Write out again, word for word, the lines below from the line that holds "Reproduce this chart with Plotly." through the line that holds "import plotly.graph_objects as go", omitting pictures.
-- Start of Records provided --
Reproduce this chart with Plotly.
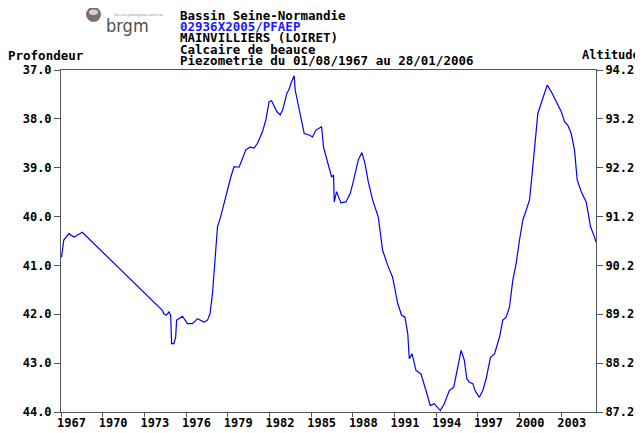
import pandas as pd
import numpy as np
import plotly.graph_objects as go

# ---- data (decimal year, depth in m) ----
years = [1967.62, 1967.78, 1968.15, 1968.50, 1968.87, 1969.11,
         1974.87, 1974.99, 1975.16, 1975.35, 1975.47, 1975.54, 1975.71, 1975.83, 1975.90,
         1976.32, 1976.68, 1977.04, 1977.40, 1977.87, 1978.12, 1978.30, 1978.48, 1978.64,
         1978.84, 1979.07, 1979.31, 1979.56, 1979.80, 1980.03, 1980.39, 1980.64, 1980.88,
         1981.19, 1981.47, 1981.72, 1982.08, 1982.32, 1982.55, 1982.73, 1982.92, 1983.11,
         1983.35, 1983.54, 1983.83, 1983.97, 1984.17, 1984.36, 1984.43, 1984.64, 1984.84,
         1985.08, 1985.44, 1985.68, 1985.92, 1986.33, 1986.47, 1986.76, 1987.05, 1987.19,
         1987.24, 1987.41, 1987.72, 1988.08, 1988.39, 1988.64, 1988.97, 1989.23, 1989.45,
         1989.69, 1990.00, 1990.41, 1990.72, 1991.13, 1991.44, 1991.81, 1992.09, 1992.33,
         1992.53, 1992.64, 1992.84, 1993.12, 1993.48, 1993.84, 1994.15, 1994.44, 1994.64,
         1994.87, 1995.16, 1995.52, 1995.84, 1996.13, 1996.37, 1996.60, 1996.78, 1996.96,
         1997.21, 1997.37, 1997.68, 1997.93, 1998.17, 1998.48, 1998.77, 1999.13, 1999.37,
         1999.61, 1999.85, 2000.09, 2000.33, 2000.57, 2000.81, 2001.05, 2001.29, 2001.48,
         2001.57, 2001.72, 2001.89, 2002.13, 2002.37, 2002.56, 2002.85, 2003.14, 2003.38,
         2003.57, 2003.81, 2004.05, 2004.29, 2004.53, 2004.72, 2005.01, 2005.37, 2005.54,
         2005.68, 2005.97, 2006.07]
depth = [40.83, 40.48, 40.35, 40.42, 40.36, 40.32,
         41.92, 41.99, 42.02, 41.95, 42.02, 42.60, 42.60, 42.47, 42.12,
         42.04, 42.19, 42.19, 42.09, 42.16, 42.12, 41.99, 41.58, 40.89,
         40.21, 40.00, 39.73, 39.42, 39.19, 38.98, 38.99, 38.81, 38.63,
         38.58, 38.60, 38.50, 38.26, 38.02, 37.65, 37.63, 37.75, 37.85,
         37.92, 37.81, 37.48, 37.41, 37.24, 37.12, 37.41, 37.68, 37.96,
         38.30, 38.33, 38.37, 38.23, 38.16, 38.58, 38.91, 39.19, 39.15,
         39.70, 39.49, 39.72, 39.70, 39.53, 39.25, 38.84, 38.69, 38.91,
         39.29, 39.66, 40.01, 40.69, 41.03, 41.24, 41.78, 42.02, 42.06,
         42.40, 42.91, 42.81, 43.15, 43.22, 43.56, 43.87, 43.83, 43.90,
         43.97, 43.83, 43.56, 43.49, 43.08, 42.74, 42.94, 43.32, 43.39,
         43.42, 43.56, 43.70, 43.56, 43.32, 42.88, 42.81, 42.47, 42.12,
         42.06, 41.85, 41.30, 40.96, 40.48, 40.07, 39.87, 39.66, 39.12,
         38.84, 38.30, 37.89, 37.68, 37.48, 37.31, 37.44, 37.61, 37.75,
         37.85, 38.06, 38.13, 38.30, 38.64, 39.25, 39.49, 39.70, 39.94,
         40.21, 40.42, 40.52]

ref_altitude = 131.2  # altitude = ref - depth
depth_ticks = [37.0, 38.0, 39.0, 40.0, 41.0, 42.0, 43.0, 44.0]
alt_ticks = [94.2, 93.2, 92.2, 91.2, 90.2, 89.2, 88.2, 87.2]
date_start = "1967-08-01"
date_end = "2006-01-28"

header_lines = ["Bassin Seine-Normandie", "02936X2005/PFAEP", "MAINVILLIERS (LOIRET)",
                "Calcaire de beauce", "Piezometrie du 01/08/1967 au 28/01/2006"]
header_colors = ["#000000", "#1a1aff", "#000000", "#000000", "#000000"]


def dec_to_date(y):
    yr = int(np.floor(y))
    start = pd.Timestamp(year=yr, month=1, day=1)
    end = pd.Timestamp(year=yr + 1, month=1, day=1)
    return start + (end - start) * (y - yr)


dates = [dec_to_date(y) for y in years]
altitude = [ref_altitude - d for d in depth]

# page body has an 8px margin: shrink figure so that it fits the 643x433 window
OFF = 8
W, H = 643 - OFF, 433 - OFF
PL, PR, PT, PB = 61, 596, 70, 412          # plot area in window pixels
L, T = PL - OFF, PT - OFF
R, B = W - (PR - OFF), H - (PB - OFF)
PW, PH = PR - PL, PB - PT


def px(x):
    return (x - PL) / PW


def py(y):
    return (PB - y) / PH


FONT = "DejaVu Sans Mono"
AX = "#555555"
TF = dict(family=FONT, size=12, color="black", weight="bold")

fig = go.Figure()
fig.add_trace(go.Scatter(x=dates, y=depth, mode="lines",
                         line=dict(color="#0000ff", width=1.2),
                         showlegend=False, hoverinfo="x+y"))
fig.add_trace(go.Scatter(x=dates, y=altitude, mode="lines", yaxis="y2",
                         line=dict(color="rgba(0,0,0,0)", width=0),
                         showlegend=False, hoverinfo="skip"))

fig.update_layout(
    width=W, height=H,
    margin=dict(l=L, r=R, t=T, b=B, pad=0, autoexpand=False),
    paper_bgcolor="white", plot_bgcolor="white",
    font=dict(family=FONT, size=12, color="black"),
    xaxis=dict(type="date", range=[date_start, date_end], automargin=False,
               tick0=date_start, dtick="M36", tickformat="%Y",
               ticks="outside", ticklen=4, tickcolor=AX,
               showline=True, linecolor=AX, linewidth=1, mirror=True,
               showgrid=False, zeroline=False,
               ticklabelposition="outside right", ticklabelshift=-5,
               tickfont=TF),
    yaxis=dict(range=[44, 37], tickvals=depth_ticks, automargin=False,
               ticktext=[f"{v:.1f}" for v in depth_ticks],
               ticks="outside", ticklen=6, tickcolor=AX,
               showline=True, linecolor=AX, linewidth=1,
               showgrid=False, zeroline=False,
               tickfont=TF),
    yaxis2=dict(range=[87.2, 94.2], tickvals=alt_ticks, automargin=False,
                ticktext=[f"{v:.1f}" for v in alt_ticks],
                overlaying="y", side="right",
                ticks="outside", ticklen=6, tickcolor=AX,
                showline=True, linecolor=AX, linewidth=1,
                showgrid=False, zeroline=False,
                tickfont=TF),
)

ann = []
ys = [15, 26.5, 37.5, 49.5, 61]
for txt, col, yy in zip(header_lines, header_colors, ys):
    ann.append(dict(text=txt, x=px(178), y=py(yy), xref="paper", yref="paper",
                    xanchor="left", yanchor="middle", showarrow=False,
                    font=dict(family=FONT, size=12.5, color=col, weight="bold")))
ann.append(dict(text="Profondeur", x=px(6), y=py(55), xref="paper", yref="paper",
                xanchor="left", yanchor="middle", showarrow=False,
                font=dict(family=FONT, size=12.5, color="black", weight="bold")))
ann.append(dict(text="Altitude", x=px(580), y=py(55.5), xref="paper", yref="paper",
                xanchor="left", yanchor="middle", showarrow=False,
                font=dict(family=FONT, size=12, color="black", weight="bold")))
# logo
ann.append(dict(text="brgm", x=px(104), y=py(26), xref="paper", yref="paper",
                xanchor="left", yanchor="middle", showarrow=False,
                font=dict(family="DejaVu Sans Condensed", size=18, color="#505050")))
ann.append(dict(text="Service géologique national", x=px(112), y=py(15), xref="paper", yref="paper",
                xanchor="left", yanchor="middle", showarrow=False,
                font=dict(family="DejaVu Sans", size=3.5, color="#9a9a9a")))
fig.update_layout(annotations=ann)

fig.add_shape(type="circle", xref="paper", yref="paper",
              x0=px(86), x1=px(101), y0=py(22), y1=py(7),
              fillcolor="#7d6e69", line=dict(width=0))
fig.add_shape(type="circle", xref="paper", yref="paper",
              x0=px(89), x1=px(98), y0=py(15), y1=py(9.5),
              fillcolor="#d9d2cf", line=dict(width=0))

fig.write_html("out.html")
-- End of Records provided --
-- Start of Records provided --
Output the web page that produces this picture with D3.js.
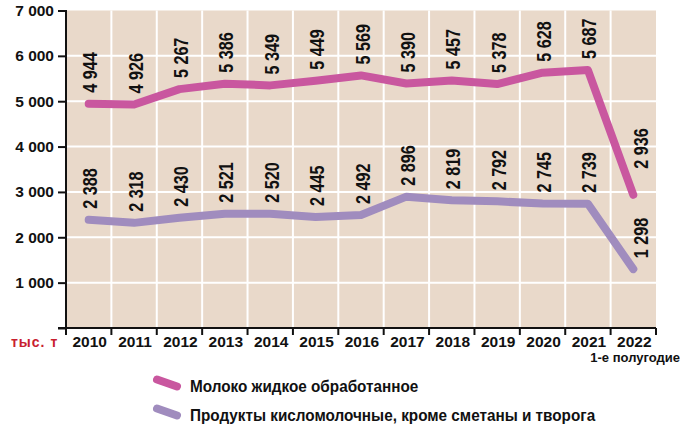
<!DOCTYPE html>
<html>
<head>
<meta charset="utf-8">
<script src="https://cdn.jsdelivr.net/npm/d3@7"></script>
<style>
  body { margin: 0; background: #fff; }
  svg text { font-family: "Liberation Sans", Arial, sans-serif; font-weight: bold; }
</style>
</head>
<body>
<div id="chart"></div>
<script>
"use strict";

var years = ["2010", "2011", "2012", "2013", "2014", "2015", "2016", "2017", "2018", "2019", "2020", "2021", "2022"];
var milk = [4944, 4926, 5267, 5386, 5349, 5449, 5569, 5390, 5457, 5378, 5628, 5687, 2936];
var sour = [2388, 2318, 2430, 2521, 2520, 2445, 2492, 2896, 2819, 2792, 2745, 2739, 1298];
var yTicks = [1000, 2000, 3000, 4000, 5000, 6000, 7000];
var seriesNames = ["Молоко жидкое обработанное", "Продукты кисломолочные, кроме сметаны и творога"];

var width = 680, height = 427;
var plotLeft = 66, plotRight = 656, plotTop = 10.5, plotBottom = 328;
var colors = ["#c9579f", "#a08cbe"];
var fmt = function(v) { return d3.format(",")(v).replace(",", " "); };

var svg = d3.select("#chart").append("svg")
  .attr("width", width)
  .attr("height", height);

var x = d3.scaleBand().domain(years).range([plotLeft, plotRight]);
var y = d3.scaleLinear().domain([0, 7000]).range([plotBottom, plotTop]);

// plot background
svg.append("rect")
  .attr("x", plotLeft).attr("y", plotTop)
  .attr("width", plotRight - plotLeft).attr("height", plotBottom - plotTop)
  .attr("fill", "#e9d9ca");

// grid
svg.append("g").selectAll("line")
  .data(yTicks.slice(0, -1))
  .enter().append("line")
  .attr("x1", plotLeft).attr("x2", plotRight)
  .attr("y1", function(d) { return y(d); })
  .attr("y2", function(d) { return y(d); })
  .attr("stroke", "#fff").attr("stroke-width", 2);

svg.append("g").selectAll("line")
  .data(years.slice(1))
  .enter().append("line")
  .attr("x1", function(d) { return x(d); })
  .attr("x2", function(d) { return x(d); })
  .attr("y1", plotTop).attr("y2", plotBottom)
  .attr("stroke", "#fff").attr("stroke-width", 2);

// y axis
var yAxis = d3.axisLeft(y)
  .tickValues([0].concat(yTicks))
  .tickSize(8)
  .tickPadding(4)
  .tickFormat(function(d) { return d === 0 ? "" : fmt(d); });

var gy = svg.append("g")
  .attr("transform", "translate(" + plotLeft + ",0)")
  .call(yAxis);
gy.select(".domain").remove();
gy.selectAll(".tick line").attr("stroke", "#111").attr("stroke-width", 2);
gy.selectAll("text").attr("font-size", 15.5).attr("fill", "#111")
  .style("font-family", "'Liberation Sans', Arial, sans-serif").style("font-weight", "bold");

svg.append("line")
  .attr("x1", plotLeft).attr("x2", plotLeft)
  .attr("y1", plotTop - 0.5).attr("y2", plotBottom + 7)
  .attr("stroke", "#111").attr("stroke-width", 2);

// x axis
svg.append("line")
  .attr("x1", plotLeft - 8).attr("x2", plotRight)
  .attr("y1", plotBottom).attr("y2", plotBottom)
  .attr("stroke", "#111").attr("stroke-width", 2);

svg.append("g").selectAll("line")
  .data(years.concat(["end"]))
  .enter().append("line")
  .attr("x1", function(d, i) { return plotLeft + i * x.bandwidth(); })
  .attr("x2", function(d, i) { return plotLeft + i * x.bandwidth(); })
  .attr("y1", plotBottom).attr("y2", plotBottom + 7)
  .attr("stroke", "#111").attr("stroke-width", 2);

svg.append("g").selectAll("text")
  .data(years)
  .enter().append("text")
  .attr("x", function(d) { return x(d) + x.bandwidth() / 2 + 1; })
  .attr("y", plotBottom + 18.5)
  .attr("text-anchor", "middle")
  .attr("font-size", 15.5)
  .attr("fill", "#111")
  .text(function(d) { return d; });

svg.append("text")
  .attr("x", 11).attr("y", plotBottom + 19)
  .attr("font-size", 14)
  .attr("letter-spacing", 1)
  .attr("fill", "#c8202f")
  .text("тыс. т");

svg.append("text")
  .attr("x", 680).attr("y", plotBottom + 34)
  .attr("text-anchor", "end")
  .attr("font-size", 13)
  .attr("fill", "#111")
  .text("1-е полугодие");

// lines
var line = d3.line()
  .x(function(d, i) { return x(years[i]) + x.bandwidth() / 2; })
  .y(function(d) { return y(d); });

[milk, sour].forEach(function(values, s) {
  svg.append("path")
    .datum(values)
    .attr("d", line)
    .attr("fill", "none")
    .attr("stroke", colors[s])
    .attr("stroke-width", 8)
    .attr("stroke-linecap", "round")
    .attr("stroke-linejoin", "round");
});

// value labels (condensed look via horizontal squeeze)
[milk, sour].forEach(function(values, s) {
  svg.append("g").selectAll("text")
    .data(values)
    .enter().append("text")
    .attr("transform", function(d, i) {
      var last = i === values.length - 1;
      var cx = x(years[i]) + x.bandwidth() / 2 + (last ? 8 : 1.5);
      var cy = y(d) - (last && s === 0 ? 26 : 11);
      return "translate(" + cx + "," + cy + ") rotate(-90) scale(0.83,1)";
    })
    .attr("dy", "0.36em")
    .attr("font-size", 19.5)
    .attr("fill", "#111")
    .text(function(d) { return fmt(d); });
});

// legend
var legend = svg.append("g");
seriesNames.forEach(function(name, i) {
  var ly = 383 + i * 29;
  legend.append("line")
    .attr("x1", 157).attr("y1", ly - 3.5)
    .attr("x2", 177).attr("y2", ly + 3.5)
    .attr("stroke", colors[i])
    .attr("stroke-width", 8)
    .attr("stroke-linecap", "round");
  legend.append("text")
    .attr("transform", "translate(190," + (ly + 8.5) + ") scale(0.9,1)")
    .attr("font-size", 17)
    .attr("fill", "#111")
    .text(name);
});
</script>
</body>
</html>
-- End of Records provided --
Result —
Reproduce this chart with Plotly.
import pandas as pd
import numpy as np
import plotly.graph_objects as go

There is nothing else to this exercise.